In [8]: import chime_frb_api
In [9]: master = chime_frb_api.frb_master.FRBMaster()
In [10]: verification = master.API.get("/v1/verification/get-verification/9386707")
In [11]: print(verification)
{'data_status': {'baseband_data': False, 'intensity_data': True}, 'datetime': '2018-07-25 17:59:43.000000 UTC+0000', 'delta_rating': '0', 'final_delete': False, 'id': 9386707, 'max_rating': '5', 'quality_factors': {'beam_activity': 29, 'intensityML_grade': {'event_score': 10}, 'l1_grade': [10, 10], 'l2_grade': 9.268584999}, 'user_verification': [{'classification': 'UNCLASSIFIED', 'comments': 'Automatic Pipeline Verification', 'delete': False, 'id': 'l4_pipeline', 'rating': 1}, {'classification': 'NEW CANDIDATE', 'comments': 'Guaranteed FRB candidate', 'delete': False, 'id': 'Chitrang Patel', 'rating': 5}, {'classification': 'NEW CANDIDATE', 'comments': 'guaranteed frb candidate', 'delete': False, 'id': 'Marcus Merryfield', 'known_source': '', 'rating': 5}, {'classification': 'NEW CANDIDATE', 'comments': 'guaranteed frb candidate', 'delete': False, 'id': 'shiny', 'rating': 5}]}
Registering datasets¶
When registering datasets, there are two broad categories of data:
-
Event based
(eg. full array baseband, intensity, tracking beam acquisition of pulsars as calibrators for events)a.

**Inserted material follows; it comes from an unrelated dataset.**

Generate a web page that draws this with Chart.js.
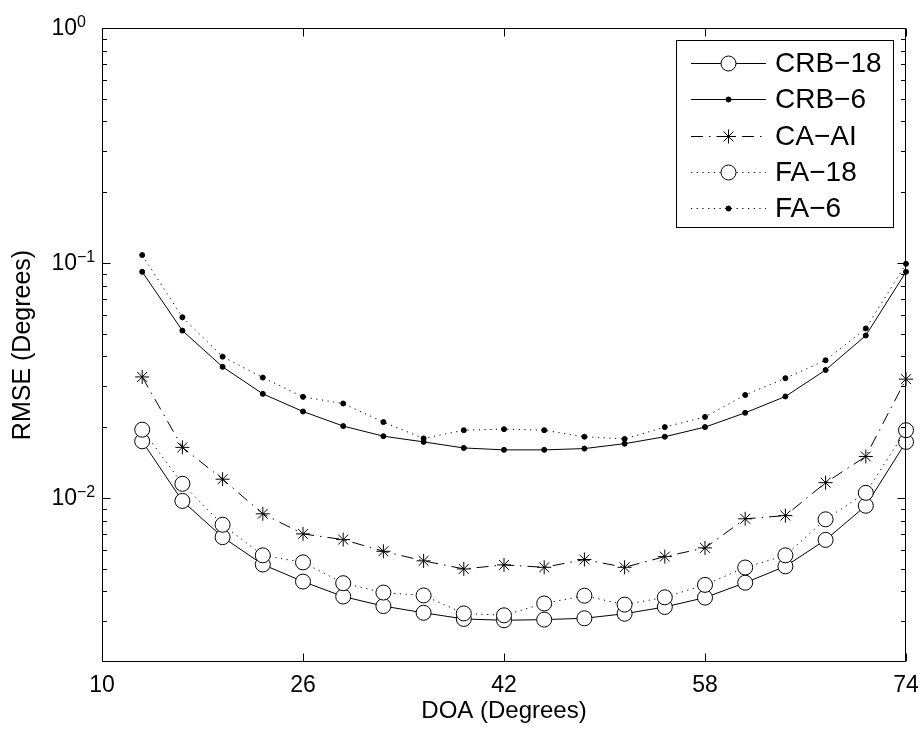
<!DOCTYPE html>
<html>
<head>
<meta charset="utf-8">
<title>RMSE vs DOA</title>
<script src="https://cdn.jsdelivr.net/npm/chart.js@4.4.1/dist/chart.umd.min.js"></script>
<style>
    html, body { margin: 0; padding: 0; background: #fff; }
    canvas { display: block; }
</style>
</head>
<body>
<canvas id="rmseChart" width="923" height="731"></canvas>
<script>
// DOA values (degrees) where each curve was evaluated
const doa = [13.2, 16.4, 19.6, 22.8, 26, 29.2, 32.4, 35.6, 38.8, 42,
             45.2, 48.4, 51.6, 54.8, 58, 61.2, 64.4, 67.6, 70.8, 74];

// RMSE curves (degrees)
const crb18 = [0.0174, 0.0097, 0.0068, 0.0052, 0.0044, 0.0038, 0.00346, 0.00324, 0.00305, 0.00301,
               0.00303, 0.00307, 0.00321, 0.00343, 0.00376, 0.00435, 0.00511, 0.00662, 0.00925, 0.0173];
const crb6  = [0.0916, 0.0515, 0.0361, 0.0277, 0.0233, 0.0202, 0.0183, 0.0173, 0.0163, 0.0160,
               0.0160, 0.0162, 0.0170, 0.0182, 0.0200, 0.0230, 0.0270, 0.0350, 0.0491, 0.0916];
const caAI  = [0.0327, 0.0164, 0.0120, 0.00855, 0.00702, 0.00664, 0.00592, 0.00539, 0.00498, 0.00518,
               0.00506, 0.00546, 0.00506, 0.00562, 0.00612, 0.00814, 0.00840, 0.0116, 0.0150, 0.0320];
const fa18  = [0.0195, 0.01147, 0.00768, 0.00569, 0.00531, 0.00433, 0.00395, 0.00384, 0.00322, 0.00316,
               0.00355, 0.00383, 0.00351, 0.00377, 0.00426, 0.00505, 0.00569, 0.00810, 0.0105, 0.0194];
const fa6   = [0.108, 0.0587, 0.0399, 0.0325, 0.0269, 0.0252, 0.0210, 0.0179, 0.0194, 0.0196,
               0.0194, 0.0182, 0.0178, 0.0200, 0.0221, 0.0274, 0.0323, 0.0385, 0.0526, 0.0991];

// axis ticks
const xTicks = [10, 26, 42, 58, 74];
const yDecades = [0.01, 0.1, 1];
const yExponents = ['\u22122', '\u22121', '0'];

const FONT = '"Liberation Sans", Arial, Helvetica, sans-serif';
const DOTTED = [1.2, 4.5];
const DASHDOT = [12, 6, 1.5, 6];

// build one dataset in MATLAB-like black line style
function series(label, values, style) {
    return Object.assign({
        label: label,
        data: doa.map((x, i) => ({ x: x, y: values[i] })),
        showLine: true,
        clip: false,
        tension: 0,
        borderColor: '#000',
        borderWidth: 1,
        pointBorderColor: '#000',
        pointBorderWidth: 1,
        pointBackgroundColor: '#fff',
        pointHoverRadius: 0
    }, style);
}

// frame, inward ticks and tick labels like a MATLAB axes
const matlabAxes = {
    id: 'matlabAxes',
    afterDatasetsDraw(chart) {
        const { ctx, chartArea: a, scales } = chart;
        const xs = scales.x, ys = scales.y;
        const L = Math.round(a.left) + 0.5, R = Math.round(a.right) - 0.5;
        const T = Math.round(a.top) + 0.5, B = Math.round(a.bottom) - 0.5;

        ctx.save();
        ctx.strokeStyle = '#000';
        ctx.lineWidth = 1;
        ctx.setLineDash([]);
        ctx.beginPath();
        ctx.moveTo(L, T); ctx.lineTo(R, T); ctx.lineTo(R, B); ctx.lineTo(L, B); ctx.closePath();

        // x ticks, bottom and top
        xTicks.forEach(v => {
            const px = Math.round(xs.getPixelForValue(v)) + 0.5;
            ctx.moveTo(px, B); ctx.lineTo(px, B - 8);
            ctx.moveTo(px, T); ctx.lineTo(px, T + 8);
        });
        // y major ticks
        yDecades.forEach(v => {
            const py = Math.round(ys.getPixelForValue(v)) + 0.5;
            ctx.moveTo(L, py); ctx.lineTo(L + 8, py);
            ctx.moveTo(R, py); ctx.lineTo(R - 8, py);
        });
        // y minor ticks
        [0.001, 0.01, 0.1].forEach(d => {
            for (let m = 2; m <= 9; m++) {
                const v = m * d;
                if (v <= ys.min || v >= ys.max) continue;
                const py = Math.round(ys.getPixelForValue(v)) + 0.5;
                ctx.moveTo(L, py); ctx.lineTo(L + 4.5, py);
                ctx.moveTo(R, py); ctx.lineTo(R - 4.5, py);
            }
        });
        ctx.stroke();

        // tick labels
        ctx.fillStyle = '#000';
        ctx.font = '23px ' + FONT;
        ctx.textAlign = 'center';
        ctx.textBaseline = 'middle';
        xTicks.forEach(v => {
            ctx.fillText(String(v), xs.getPixelForValue(v), a.bottom + 24);
        });
        yDecades.forEach((v, i) => {
            const py = ys.getPixelForValue(v);
            ctx.font = '23px ' + FONT;
            ctx.textAlign = 'right';
            ctx.textBaseline = 'middle';
            ctx.fillText('10', 77, py + 1);
            ctx.font = '16px ' + FONT;
            ctx.textAlign = 'left';
            ctx.textBaseline = 'alphabetic';
            ctx.fillText(yExponents[i], 77, py - 1);
        });

        // axis titles
        ctx.font = '24px ' + FONT;
        ctx.textAlign = 'center';
        ctx.textBaseline = 'middle';
        ctx.fillText('DOA (Degrees)', (a.left + a.right) / 2, 711);
        ctx.save();
        ctx.font = '25px ' + FONT;
        ctx.translate(23, (a.top + a.bottom) / 2);
        ctx.rotate(-Math.PI / 2);
        ctx.fillText('RMSE (Degrees)', 0, 0);
        ctx.restore();

        // legend box with line + marker samples
        const box = { left: 676.5, top: 40.5, right: 893.5, bottom: 227.5 };
        ctx.fillStyle = '#fff';
        ctx.fillRect(box.left, box.top, box.right - box.left, box.bottom - box.top);
        ctx.strokeRect(box.left, box.top, box.right - box.left, box.bottom - box.top);
        ctx.font = '28px ' + FONT;
        ctx.textAlign = 'left';
        ctx.textBaseline = 'middle';
        chart.data.datasets.forEach((ds, i) => {
            const yy = Math.round(63 + i * 36.3) + 0.5;
            ctx.strokeStyle = '#000';
            ctx.lineWidth = 1;
            ctx.setLineDash(ds.borderDash || []);
            ctx.beginPath();
            ctx.moveTo(691, yy); ctx.lineTo(766, yy);
            ctx.stroke();
            ctx.setLineDash([]);
            ctx.fillStyle = ds.pointBackgroundColor;
            Chart.helpers.drawPoint(ctx, {
                pointStyle: ds.pointStyle, radius: ds.pointRadius, rotation: 0, borderWidth: 1
            }, 728.5, yy);
            ctx.fillStyle = '#000';
            ctx.fillText(ds.label, 775, yy + 1);
        });
        ctx.restore();
    }
};

const ctx = document.getElementById('rmseChart');
new Chart(ctx, {
    type: 'scatter',
    data: {
        datasets: [
            series('CRB\u221218', crb18, { pointStyle: 'circle', pointRadius: 7.5, order: 5 }),
            series('CRB\u22126', crb6, { pointStyle: 'circle', pointRadius: 2.5, pointBackgroundColor: '#000', order: 4 }),
            series('CA\u2212AI', caAI, { pointStyle: 'star', pointRadius: 7, borderDash: DASHDOT, order: 3 }),
            series('FA\u221218', fa18, { pointStyle: 'circle', pointRadius: 7.5, borderDash: DOTTED, order: 2 }),
            series('FA\u22126', fa6, { pointStyle: 'circle', pointRadius: 2.5, pointBackgroundColor: '#000', borderDash: DOTTED, order: 1 })
        ]
    },
    options: {
        responsive: false,
        devicePixelRatio: 1,
        animation: false,
        layout: { padding: { left: 102, top: 28, right: 17, bottom: 69 } },
        scales: {
            x: { type: 'linear', min: 10, max: 74, display: false },
            y: { type: 'logarithmic', min: 0.002, max: 1, display: false }
        },
        plugins: {
            legend: { display: false },
            tooltip: { enabled: false }
        }
    },
    plugins: [matlabAxes]
});
</script>
</body>
</html>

Here, we need a tsar classification for the associated event before registering the event so that appropriate policies can be applied depending on its classification. To make this a bit more challenging, tsar classifications typically take two tsar-shifts since we need two classifications which could be anywhere from 4 - 24 hours.
-
Non-event based
(eg. N-squared, data captured for other WG studies)b. Here, we do not need a tsar classification for the associated event. The expectation is that the policies have been discussed with the DAWG and the large dataset has been created where smaller datasets will be grouped.
For complete list of dataset categories for CHIME/outriggers see this doc.

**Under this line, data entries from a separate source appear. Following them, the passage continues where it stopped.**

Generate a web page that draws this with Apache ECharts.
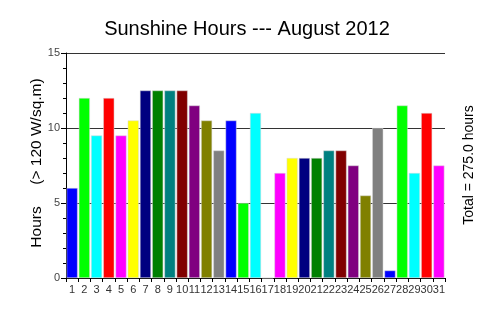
<!DOCTYPE html>
<html>
<head>
<meta charset="utf-8">
<script src="https://cdn.jsdelivr.net/npm/echarts@6/dist/echarts.min.js"></script>
<style>html,body{margin:0;padding:0;background:#fff;}#c{width:500px;height:318px;}</style>
</head>
<body>
<div id="c"></div>
<script>
const days = ['1','2','3','4','5','6','7','8','9','10','11','12','13','14','15','16','17','18','19','20','21','22','23','24','25','26','27','28','29','30','31'];
const hours = [6.0,12.0,9.5,12.0,9.5,10.5,12.5,12.5,12.5,12.5,11.5,10.5,8.5,10.5,5.0,11.0,0.0,7.0,8.0,8.0,8.0,8.5,8.5,7.5,5.5,10.0,0.5,11.5,7.0,11.0,7.5];
const palette = ['#0000ff','#00ff00','#00ffff','#ff0000','#ff00ff','#ffff00','#000080','#008000','#008080','#800000','#800080','#808000','#808080'];
const yTicks = [0,5,10,15];
const titleText = 'Sunshine Hours --- August 2012';
const yName = 'Hours     (> 120 W/sq.m)';
const total = hours.reduce((a,b)=>a+b,0);
const rightText = 'Total = ' + total.toFixed(1) + ' hours';

const chart = echarts.init(document.getElementById('c'), null, {renderer:'canvas'});
const FF = '"Liberation Sans", Arial, sans-serif';
chart.setOption({
  animation:false,
  backgroundColor:'#fff',
  title:{text:titleText,left:242,top:14,textAlign:'center',textStyle:{fontFamily:FF,fontSize:20,fontWeight:'normal',color:'#000'}},
  grid:{left:66,right:55,top:53,bottom:40,containLabel:false},
  graphic:[
    {type:'text',x:37,y:163,rotation:Math.PI/2,style:{text:yName,fontFamily:FF,fontSize:15.5,fill:'#000',textAlign:'center',textVerticalAlign:'middle'}},
    {type:'text',x:469,y:165,rotation:Math.PI/2,style:{text:rightText,fontFamily:FF,fontSize:14,fill:'#000',textAlign:'center',textVerticalAlign:'middle'}}
  ],
  xAxis:{type:'category',data:days,
    axisLine:{lineStyle:{color:'#000',width:1}},
    axisTick:{show:true,alignWithLabel:false,length:4,lineStyle:{color:'#000'}},
    axisLabel:{fontFamily:FF,fontSize:11,color:'#333',margin:6,interval:0},
    splitLine:{show:false}},
  yAxis:{type:'value',min:0,max:15,interval:5,
    axisLine:{show:true,lineStyle:{color:'#000'}},
    axisTick:{show:true,length:5,lineStyle:{color:'#000'}},
    minorTick:{show:true,splitNumber:5,length:3,lineStyle:{color:'#000'}},
    axisLabel:{fontFamily:FF,fontSize:11,color:'#444',margin:6,formatter:v=>yTicks.includes(v)?String(v):''},
    splitLine:{show:true,lineStyle:{color:'#333',width:1}}},
  series:[{type:'bar',barCategoryGap:'10%',
    data:hours.map((v,i)=>({value:v,itemStyle:{color:palette[i%palette.length]}})),
    itemStyle:{borderColor:'#d8d8d8',borderWidth:0.5}}]
});
</script>
</body>
</html>
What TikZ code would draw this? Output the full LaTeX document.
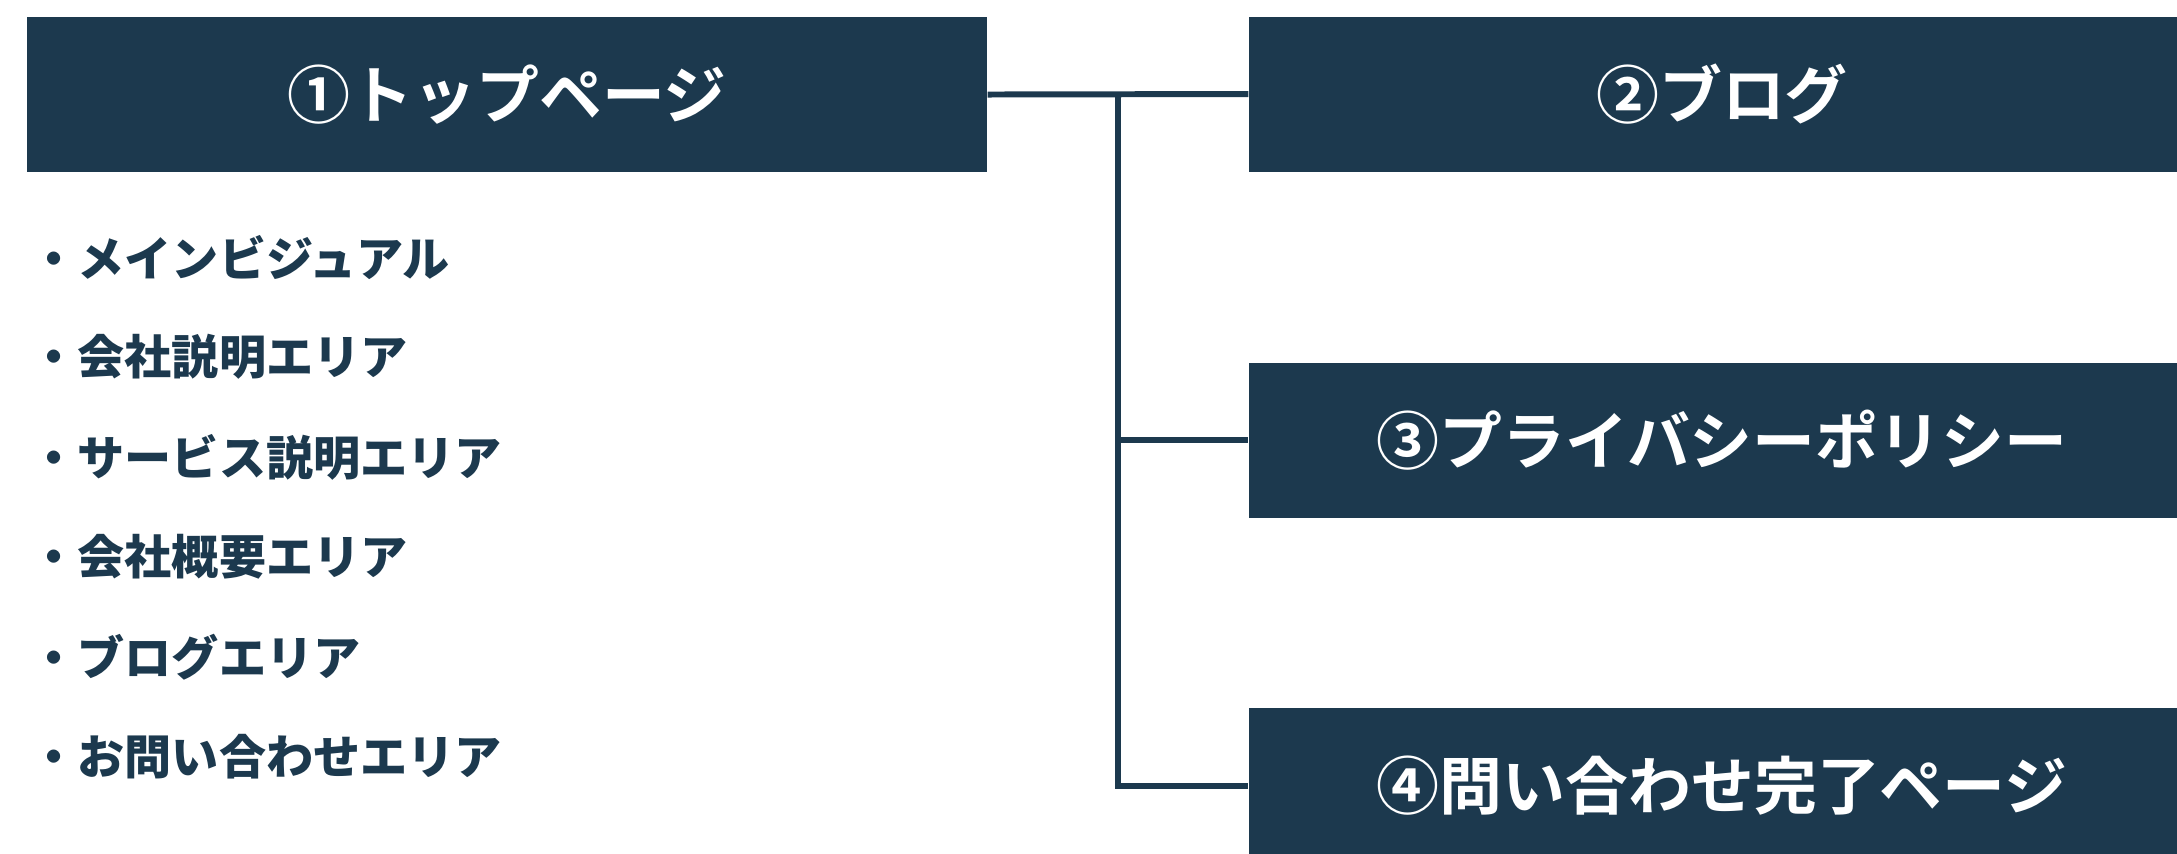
\documentclass[tikz,border=0pt]{standalone}
\usepackage{fontspec}
\newfontfamily\jpfont{Noto Sans CJK JP Bold}
\newfontfamily\jpheavy{Noto Sans CJK JP Black}
\definecolor{navy}{RGB}{28,57,78}

\begin{document}
\begin{tikzpicture}[
	page/.style={fill=navy, text=white, minimum height=1.55cm, inner sep=0pt,
		font=\jpfont\fontsize{17.9}{20}\selectfont},
	item/.style={anchor=west, inner sep=0pt, text=navy,
		font=\jpheavy\fontsize{13.4}{16}\selectfont},
	link/.style={navy, line width=1.7pt},
]

	\clip (0,0) rectangle (21.77,-8.53);

	% === NODES === (((
	\node[page, minimum width=9.60cm] (top) at (5.07,-0.945) {①トップページ};

	\node[page, minimum width=9.46cm] (blog) at (17.22,-0.94) {②ブログ};
	\node[page, minimum width=9.46cm] (policy) at (17.22,-4.40) {③プライバシーポリシー};
	\node[page, minimum width=9.46cm] (thanks) at (17.22,-7.855) {④問い合わせ完了ページ};

	\node[item] (visual) at (0.30,-2.57) {・メインビジュアル};
	\node[item] (about) at (0.30,-3.57) {・会社説明エリア};
	\node[item] (service) at (0.30,-4.57) {・サービス説明エリア};
	\node[item] (profile) at (0.30,-5.57) {・会社概要エリア};
	\node[item] (blogarea) at (0.30,-6.57) {・ブログエリア};
	\node[item] (contact) at (0.30,-7.57) {・お問い合わせエリア};

	\coordinate (hub) at (11.18,-0.95);
	% )))

	% === LINES === (((
	\draw[link] (top.east) -- (blog.west);
	\draw[link] (hub) |- (policy.west);
	\draw[link] (hub) |- (thanks.west);
	% )))

\end{tikzpicture}
\end{document}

Given the complexity, we have designed a self-healing registration in two components:
-
Initial registration:
datatrail register-datasets
a. The
non-event based
datasets will likely have no problems being successfully registered in the first attempt. The common failure mode will be that the parent dataset does not exist.b. We will run this service (multiple replicas if needed) at each site. The expectation is that this service needs to be able to access the data path where the files are located so that it can compute the md5sums and file sizes etc.

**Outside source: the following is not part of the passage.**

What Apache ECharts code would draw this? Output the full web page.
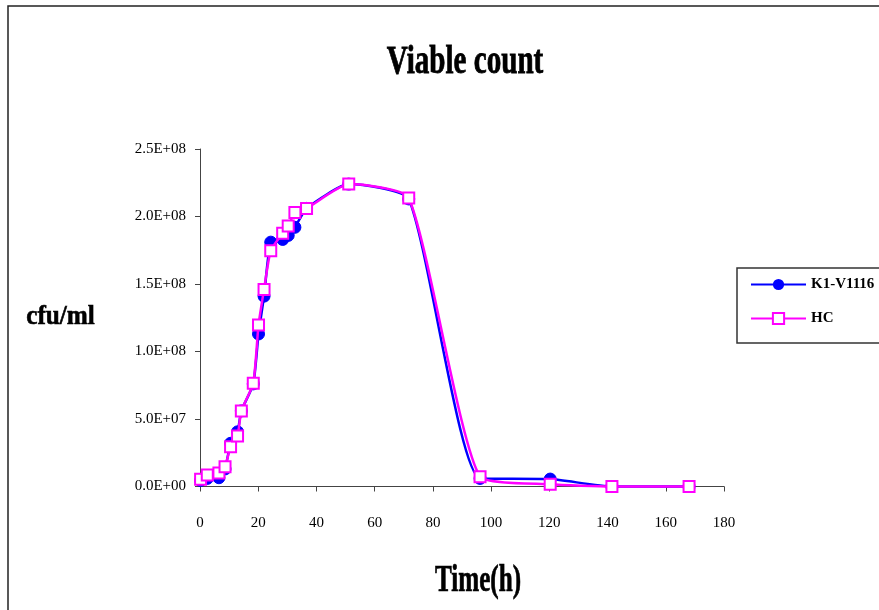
<!DOCTYPE html>
<html>
<head>
<meta charset="utf-8">
<script src="https://cdn.jsdelivr.net/npm/echarts@6/dist/echarts.min.js"></script>
<style>
html,body{margin:0;padding:0;background:#fff;}
#chart{width:879px;height:610px;}
</style>
</head>
<body>
<div id="chart"></div>
<script>
// Data
var times = [0.2, 2.5, 6.5, 8.6, 10.5, 12.9, 14.2, 18.3, 20.1, 22.0, 24.3, 28.4, 30.3, 32.6, 36.6, 51.1, 71.7, 96.2, 120.3, 141.5, 168.0];
var k1V1116 = [4.5e6, 6.0e6, 6.5e6, 1.3e7, 3.2e7, 4.05e7, 5.6e7, 7.6e7, 1.13e8, 1.41e8, 1.81e8, 1.83e8, 1.86e8, 1.92e8, 2.06e8, 2.24e8, 2.13e8, 6.0e6, 5.5e6, 0, 0];
var hc = [5.3e6, 8.5e6, 1.0e7, 1.47e7, 2.95e7, 3.74e7, 5.6e7, 7.65e7, 1.196e8, 1.46e8, 1.747e8, 1.876e8, 1.93e8, 2.03e8, 2.06e8, 2.24e8, 2.137e8, 7.3e6, 1.6e6, 0, 0];
var seriesNames = ['K1-V1116', 'HC'];
var titleText = 'Viable count';
var yTitle = 'cfu/ml';
var xTitle = 'Time(h)';

function pairs(xs, ys) {
  return xs.map(function (x, i) { return [x, ys[i]]; });
}
function sci(v) {
  var parts = Number(v).toExponential(1).split('e');
  var e = parts[1];
  var sign = e.charAt(0);
  var digits = e.slice(1);
  if (digits.length < 2) digits = '0' + digits;
  return parts[0] + 'E' + sign + digits;
}

var FONT = '"Liberation Serif", "Times New Roman", serif';
var chart = echarts.init(document.getElementById('chart'), null, {renderer: 'canvas'});
chart.setOption({
  backgroundColor: '#ffffff',
  animation: false,
  graphic: [
    {type: 'rect', shape: {x: 8, y: 6, width: 900, height: 700},
     style: {fill: 'none', stroke: '#222', lineWidth: 1.5}, silent: true},
    {type: 'rect', shape: {x: 737, y: 268, width: 200, height: 75},
     style: {fill: '#fff', stroke: '#333', lineWidth: 1.5}, z: 1, silent: true},
    {type: 'text', x: 465, y: 62, scaleX: 0.71, z: 10,
     style: {text: titleText, x: 0, y: 0, align: 'center', verticalAlign: 'middle',
             font: 'bold 41px ' + FONT, fill: '#000', stroke: '#000', lineWidth: 0.8}},
    {type: 'text', x: 60.5, y: 317, scaleX: 0.9, z: 10,
     style: {text: yTitle, x: 0, y: 0, align: 'center', verticalAlign: 'middle',
             font: 'bold 28px ' + FONT, fill: '#000', stroke: '#000', lineWidth: 0.6}},
    {type: 'text', x: 478, y: 581, scaleX: 0.68, z: 10,
     style: {text: xTitle, x: 0, y: 0, align: 'center', verticalAlign: 'middle',
             font: 'bold 37px ' + FONT, fill: '#000', stroke: '#000', lineWidth: 0.7}}
  ],
  legend: {
    orient: 'vertical',
    left: 750, top: 277,
    itemWidth: 55, itemHeight: 14, itemGap: 19,
    padding: 0,
    z: 5,
    textStyle: {fontFamily: FONT, fontWeight: 'bold', fontSize: 15, color: '#000'},
    data: seriesNames
  },
  grid: {left: 200, right: 155, top: 149, bottom: 123.5, containLabel: false},
  xAxis: {
    type: 'value', min: 0, max: 180, interval: 20,
    axisLine: {show: true, lineStyle: {color: '#444', width: 1}},
    axisTick: {show: true, inside: false, length: 5, lineStyle: {color: '#444'}},
    axisLabel: {margin: 29, fontFamily: FONT, fontSize: 15, color: '#000'},
    splitLine: {show: false}
  },
  yAxis: {
    type: 'value', min: 0, max: 2.5e8, interval: 5e7,
    axisLine: {show: true, lineStyle: {color: '#444', width: 1}},
    axisTick: {show: true, inside: false, length: 5, lineStyle: {color: '#444'}},
    axisLabel: {margin: 14, fontFamily: FONT, fontSize: 15, color: '#000', formatter: sci},
    splitLine: {show: false}
  },
  series: [
    {
      name: seriesNames[0], type: 'line', data: pairs(times, k1V1116),
      smooth: 0.18, clip: false,
      symbol: 'circle', symbolSize: 12,
      lineStyle: {color: '#0000ff', width: 2.5},
      itemStyle: {color: '#0000ff', borderColor: '#0000ff'},
      z: 2
    },
    {
      name: seriesNames[1], type: 'line', data: pairs(times, hc),
      smooth: 0.18, clip: false,
      symbol: 'rect', symbolSize: 11,
      lineStyle: {color: '#ff00ff', width: 2.5},
      itemStyle: {color: '#ffffff', borderColor: '#ff00ff', borderWidth: 2},
      z: 3
    }
  ]
});
</script>
</body>
</html>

c. This service periodically looks for work in its bucket for the site its running on. The expectation is that some other system is responsible for submitting work into this bucket so that it can be registered.
d. The
event based
datasets will always fail if the initial registration is attempted before two classifications are in because the system wont know where to put it. At the same time, we dont want users/other systems to remember to do this periodically. Instead, we shift this problem to a single serviceRetry failed registration
. -
Retrying failed registration:
datatrail register-failed-datasets
a. This periodically attempts to re-register failed datasets. It fetches information from a database that contains all the necessary payload to refister the files of an event with the exception of the larger dataset where the event needs to be registered. This way, if the underlying problem is solved (for eg. the associated now has two classifications), this system will try to re-register it and finally succeed.
b. We only need to run one servce. Best to do it on the CHIME frb-analysis cluster.
c. Admins are expected to keep an eye for common modes of failure and develop solutions to quickly resolve those via datatrail CLI/API.